▸ **TASK**
Skip the pictures. Transcribe the rest of the data below without changing a word.
══ EXTRACTED INFORMATION
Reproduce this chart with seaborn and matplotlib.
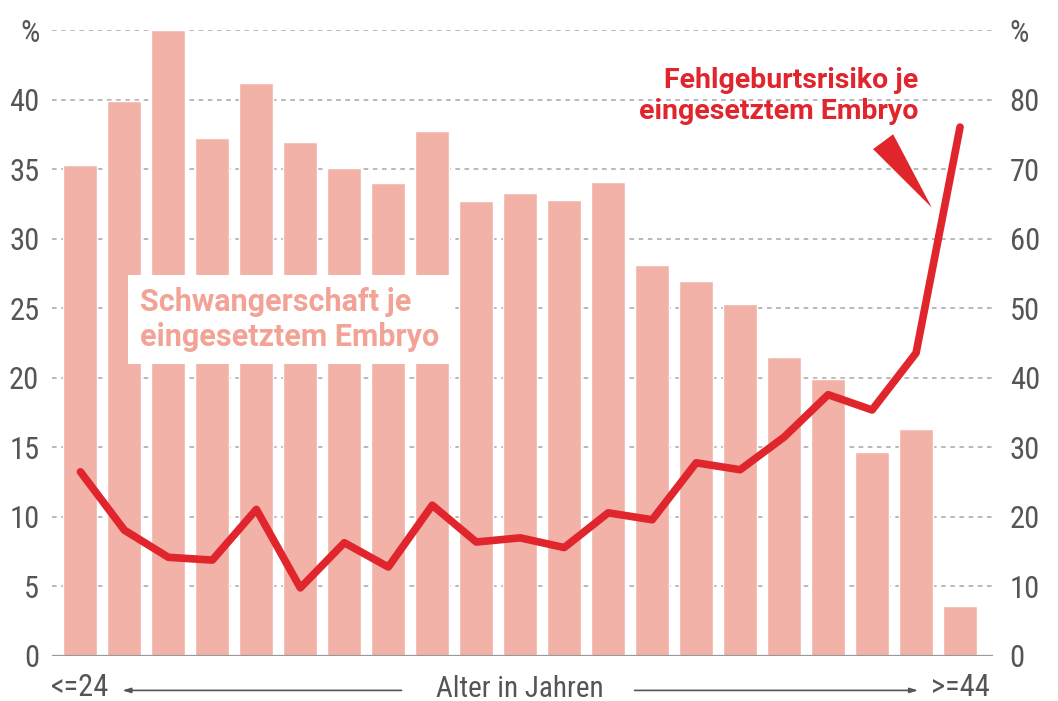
import matplotlib
matplotlib.use("Agg")
import matplotlib.pyplot as plt
import seaborn as sns
import pandas as pd

# age groups (x axis)
ages = ["<=24"] + [str(a) for a in range(25, 44)] + [">=44"]

# Schwangerschaft je eingesetztem Embryo, % (left axis, bars)
pregnancy = [35.3, 39.9, 45.0, 37.3, 41.2, 37.0, 35.1, 34.0, 37.8, 32.7,
             33.3, 32.8, 34.1, 28.1, 27.0, 25.3, 21.5, 19.9, 14.7, 16.3, 3.6]

# Fehlgeburtsrisiko je eingesetztem Embryo, % (right axis, line)
miscarriage = [26.5, 18.1, 14.2, 13.8, 21.1, 9.8, 16.3, 12.8, 21.7, 16.4,
               17.0, 15.6, 20.6, 19.6, 27.8, 26.8, 31.5, 37.6, 35.4, 43.6, 76.1]

left_ticks = [0, 5, 10, 15, 20, 25, 30, 35, 40, 45]
left_labels = ["0", "5", "10", "15", "20", "25", "30", "35", "40", "%"]
right_ticks = [0, 10, 20, 30, 40, 50, 60, 70, 80, 90]
right_labels = ["0", "10", "20", "30", "40", "50", "60", "70", "80", "%"]

df = pd.DataFrame({"age": ages, "pregnancy": pregnancy, "miscarriage": miscarriage})

BAR = "#f2b2a8"
RED = "#e0252d"
PINK = "#f3a396"
GREY = "#555555"
LABEL_FONT = ["Roboto", "DejaVu Sans"]

sns.set_theme(style="white")
plt.rcParams["font.family"] = ["Roboto Condensed", "Liberation Sans Narrow", "DejaVu Sans"]

fig = plt.figure(figsize=(10.58, 7.01), dpi=100)
ax = fig.add_axes([0.049, 0.0642, 0.8896, 0.8923])

# dashed grid behind the bars
for t in left_ticks[1:]:
    ax.axhline(t, color="#a5a5a5", lw=1.1, ls=(0, (3, 3)), zorder=0)

sns.barplot(data=df, x="age", y="pregnancy", color=BAR, width=0.77,
            saturation=1, ax=ax, zorder=2)
ax.axhline(0, color="#9a9a9a", lw=1.6, zorder=3)

ax.set_xlim(-0.65, 20.75)
ax.set_ylim(0, 45)
ax.set_yticks(left_ticks)
ax.set_yticklabels(left_labels)
ax.set_xticks([0, 20])
ax.set_xticklabels([ages[0], ages[-1]])
ax.set_xlabel("")
ax.set_ylabel("")
ax.tick_params(axis="both", length=0, labelsize=22, colors=GREY)
ax.tick_params(axis="y", pad=9)
ax.tick_params(axis="x", pad=12)
for s in ax.spines.values():
    s.set_visible(False)

# x axis caption with arrows
tr = ax.get_xaxis_transform()
ax.text(10, -0.052, "Alter in Jahren", transform=tr, ha="center", va="center",
        fontsize=21, color=GREY)
ax.annotate("", xy=(0.95, -0.055), xytext=(7.3, -0.055), xycoords=tr, textcoords=tr,
            arrowprops=dict(arrowstyle="-|>,head_length=0.4,head_width=0.12",
                            color=GREY, lw=1.2, shrinkA=0, shrinkB=0), annotation_clip=False)
ax.annotate("", xy=(19.05, -0.055), xytext=(12.6, -0.055), xycoords=tr, textcoords=tr,
            arrowprops=dict(arrowstyle="-|>,head_length=0.4,head_width=0.12",
                            color=GREY, lw=1.2, shrinkA=0, shrinkB=0), annotation_clip=False)

ax.text(1.36, 24.2, "Schwangerschaft je\neingesetztem Embryo", ha="left", va="center",
        fontsize=22, fontweight="bold", color=PINK, linespacing=1.2, zorder=5,
        family=LABEL_FONT,
        bbox=dict(boxstyle="square,pad=0.4", facecolor="white", edgecolor="none"))

# line on the right axis
ax2 = ax.twinx()
sns.lineplot(x=list(range(len(ages))), y=miscarriage, color=RED, lw=5.5, ax=ax2,
             zorder=4)
ax2.set_ylim(0, 90)
ax2.set_yticks(right_ticks)
ax2.set_yticklabels(right_labels)
ax2.tick_params(axis="y", length=0, labelsize=22, colors=GREY, pad=12)
ax2.set_ylabel("")
for s in ax2.spines.values():
    s.set_visible(False)

ax2.text(19.05, 80.6, "Fehlgeburtsrisiko je\neingesetztem Embryo", ha="right", va="center",
         fontsize=20.5, fontweight="bold", color=RED, linespacing=1.2, family=LABEL_FONT)
ax2.annotate("", xy=(19.36, 64.5), xytext=(18.25, 74.0),
             arrowprops=dict(arrowstyle="wedge,tail_width=0.9", mutation_scale=20,
                             color=RED, lw=0, shrinkA=0, shrinkB=0))

fig.savefig("out.png", dpi=100)
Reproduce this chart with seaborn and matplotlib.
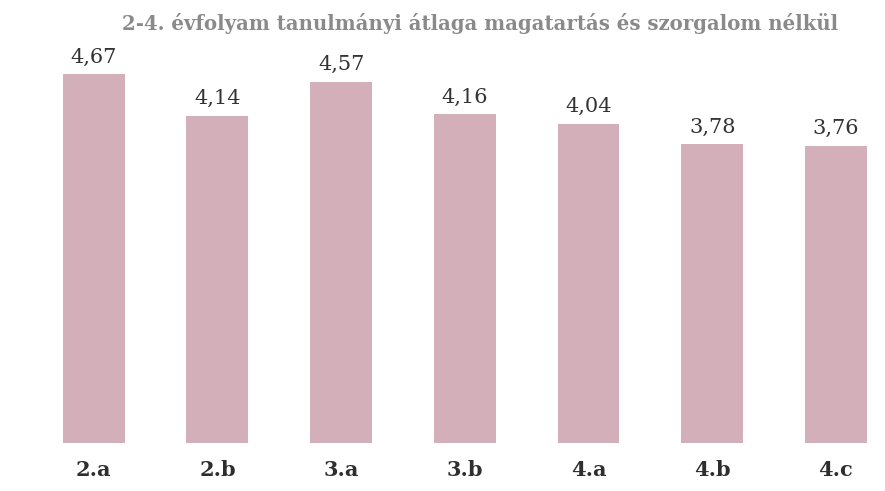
════
▸ **TASK ANSWER**
Reproduce this chart with seaborn and matplotlib.
import matplotlib
matplotlib.use("Agg")
import matplotlib.pyplot as plt
import seaborn as sns
import pandas as pd

# age groups (x axis)
ages = ["<=24"] + [str(a) for a in range(25, 44)] + [">=44"]

# Schwangerschaft je eingesetztem Embryo, % (left axis, bars)
pregnancy = [35.3, 39.9, 45.0, 37.3, 41.2, 37.0, 35.1, 34.0, 37.8, 32.7,
             33.3, 32.8, 34.1, 28.1, 27.0, 25.3, 21.5, 19.9, 14.7, 16.3, 3.6]

# Fehlgeburtsrisiko je eingesetztem Embryo, % (right axis, line)
miscarriage = [26.5, 18.1, 14.2, 13.8, 21.1, 9.8, 16.3, 12.8, 21.7, 16.4,
               17.0, 15.6, 20.6, 19.6, 27.8, 26.8, 31.5, 37.6, 35.4, 43.6, 76.1]

left_ticks = [0, 5, 10, 15, 20, 25, 30, 35, 40, 45]
left_labels = ["0", "5", "10", "15", "20", "25", "30", "35", "40", "%"]
right_ticks = [0, 10, 20, 30, 40, 50, 60, 70, 80, 90]
right_labels = ["0", "10", "20", "30", "40", "50", "60", "70", "80", "%"]

df = pd.DataFrame({"age": ages, "pregnancy": pregnancy, "miscarriage": miscarriage})

BAR = "#f2b2a8"
RED = "#e0252d"
PINK = "#f3a396"
GREY = "#555555"
LABEL_FONT = ["Roboto", "DejaVu Sans"]

sns.set_theme(style="white")
plt.rcParams["font.family"] = ["Roboto Condensed", "Liberation Sans Narrow", "DejaVu Sans"]

fig = plt.figure(figsize=(10.58, 7.01), dpi=100)
ax = fig.add_axes([0.049, 0.0642, 0.8896, 0.8923])

# dashed grid behind the bars
for t in left_ticks[1:]:
    ax.axhline(t, color="#a5a5a5", lw=1.1, ls=(0, (3, 3)), zorder=0)

sns.barplot(data=df, x="age", y="pregnancy", color=BAR, width=0.77,
            saturation=1, ax=ax, zorder=2)
ax.axhline(0, color="#9a9a9a", lw=1.6, zorder=3)

ax.set_xlim(-0.65, 20.75)
ax.set_ylim(0, 45)
ax.set_yticks(left_ticks)
ax.set_yticklabels(left_labels)
ax.set_xticks([0, 20])
ax.set_xticklabels([ages[0], ages[-1]])
ax.set_xlabel("")
ax.set_ylabel("")
ax.tick_params(axis="both", length=0, labelsize=22, colors=GREY)
ax.tick_params(axis="y", pad=9)
ax.tick_params(axis="x", pad=12)
for s in ax.spines.values():
    s.set_visible(False)

# x axis caption with arrows
tr = ax.get_xaxis_transform()
ax.text(10, -0.052, "Alter in Jahren", transform=tr, ha="center", va="center",
        fontsize=21, color=GREY)
ax.annotate("", xy=(0.95, -0.055), xytext=(7.3, -0.055), xycoords=tr, textcoords=tr,
            arrowprops=dict(arrowstyle="-|>,head_length=0.4,head_width=0.12",
                            color=GREY, lw=1.2, shrinkA=0, shrinkB=0), annotation_clip=False)
ax.annotate("", xy=(19.05, -0.055), xytext=(12.6, -0.055), xycoords=tr, textcoords=tr,
            arrowprops=dict(arrowstyle="-|>,head_length=0.4,head_width=0.12",
                            color=GREY, lw=1.2, shrinkA=0, shrinkB=0), annotation_clip=False)

ax.text(1.36, 24.2, "Schwangerschaft je\neingesetztem Embryo", ha="left", va="center",
        fontsize=22, fontweight="bold", color=PINK, linespacing=1.2, zorder=5,
        family=LABEL_FONT,
        bbox=dict(boxstyle="square,pad=0.4", facecolor="white", edgecolor="none"))

# line on the right axis
ax2 = ax.twinx()
sns.lineplot(x=list(range(len(ages))), y=miscarriage, color=RED, lw=5.5, ax=ax2,
             zorder=4)
ax2.set_ylim(0, 90)
ax2.set_yticks(right_ticks)
ax2.set_yticklabels(right_labels)
ax2.tick_params(axis="y", length=0, labelsize=22, colors=GREY, pad=12)
ax2.set_ylabel("")
for s in ax2.spines.values():
    s.set_visible(False)

ax2.text(19.05, 80.6, "Fehlgeburtsrisiko je\neingesetztem Embryo", ha="right", va="center",
         fontsize=20.5, fontweight="bold", color=RED, linespacing=1.2, family=LABEL_FONT)
ax2.annotate("", xy=(19.36, 64.5), xytext=(18.25, 74.0),
             arrowprops=dict(arrowstyle="wedge,tail_width=0.9", mutation_scale=20,
                             color=RED, lw=0, shrinkA=0, shrinkB=0))

fig.savefig("out.png", dpi=100)
Reproduce this chart with seaborn and matplotlib.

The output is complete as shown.